Organizing a monthly project can be fulfilling, but what gives you the strength to keep it going? And who are your helping hands?
It is a lot of work, but “Literally Speaking” runs like a well-oiled machine at this point. I’ve promised myself that the day I’m not excited to host a reading is the day I decide to stop running the series. I still get a buzz in the hours leading up to an event and sincerely enjoy bringing the community together around our writers.
I couldn’t have done it without: Andy Jakubowski, my designer who has created so much of the visual identity around “Literally Speaking”. Fred Marschall, who drew the original camel illustration, now named Miles Humphrey. Once I saw a visual representation of what I wanted for the series, it really came to life.
Enis Oktay and Sophie Wilhelm, owners at Buchhafen who trusted me and let me run events in their bookshop every month. Tom Bresemann, director at Lettrétage who took our family in when we needed a bigger home.

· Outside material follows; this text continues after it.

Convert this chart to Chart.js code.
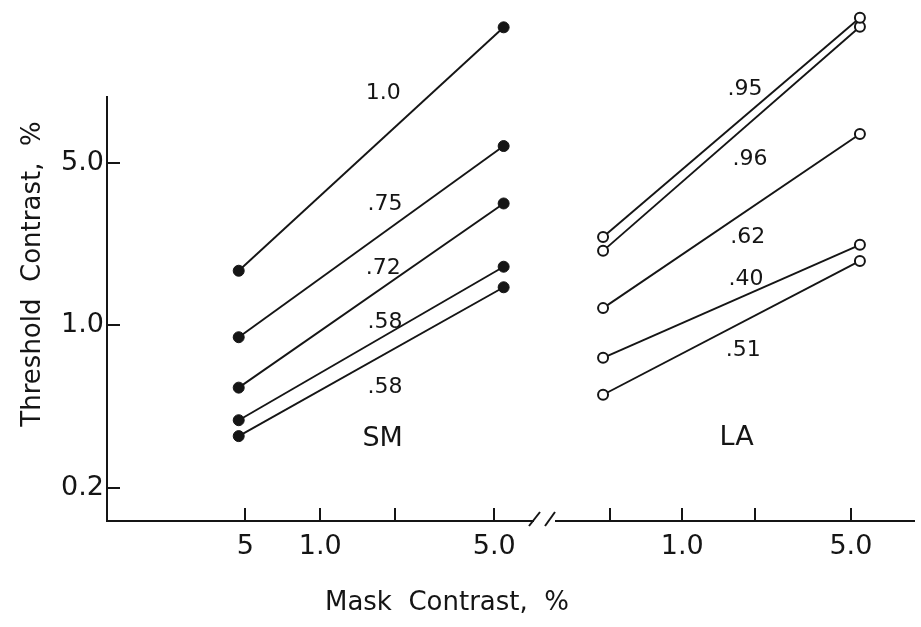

I love that we’re such a caring, supportive community! What’s good for “Literally Speaking” is good for “The Reader Berlin” is good for “Fiction Canteen”, “SAND Journal”, “DADDY Magazine”, and everyone writing and reading in Berlin.
There is one question we have left out of the discussion so far. It is central to many projects: How do you finance the series? Are you supported by sponsors? Can you rely on public funding?
Lettrétage lets us use their gorgeous space every month! This is a 100% crowd-funded, DIY series. Each month, the entry fee people pay is divided up amongst the 5 writers in the lineup, and I save a bit to put towards the print issue at the end of the year.
From the start, I said I’d put my time into “Literally Speaking”, but not any of my own money. The fact that the series is directly supported by the audience proves that “Literally Speaking” exists based on the interest of the community; there is a direct correlation. People keep coming back every month, and people keep sending in their stories. Rinse, repeat!
You often use the word community. That would almost be worth an interview of its own. But the idea of coming together, meeting each other, supporting and exchanging each other seems to me to be central to you. And that’s something many people are looking for, especially when they’re new to something. Berlin can seem a bit rough at first glance. What advice would you give to young English-speaking authors who have just come to Berlin?
Go to everything! Any arts circle can seem scary or elitist at first, but you’ll quickly realize that we all support each other and it’s a great community. There’s something for everyone, and if you don’t see something you’d like to represent, build it and they will come!
Next date: May 5, 2019 at Lettretage
Your 3 favorite authors: That’s really hard! May-Lan Tan, Rowan Hisayo Buchanan, Gary Shteyngart
Your favorite place in Berlin: Tempelhofer Feld, Körner Park
Your favorite German word: Oh, there’s so many! Probably “Handschuhe” or “Mietwagen”.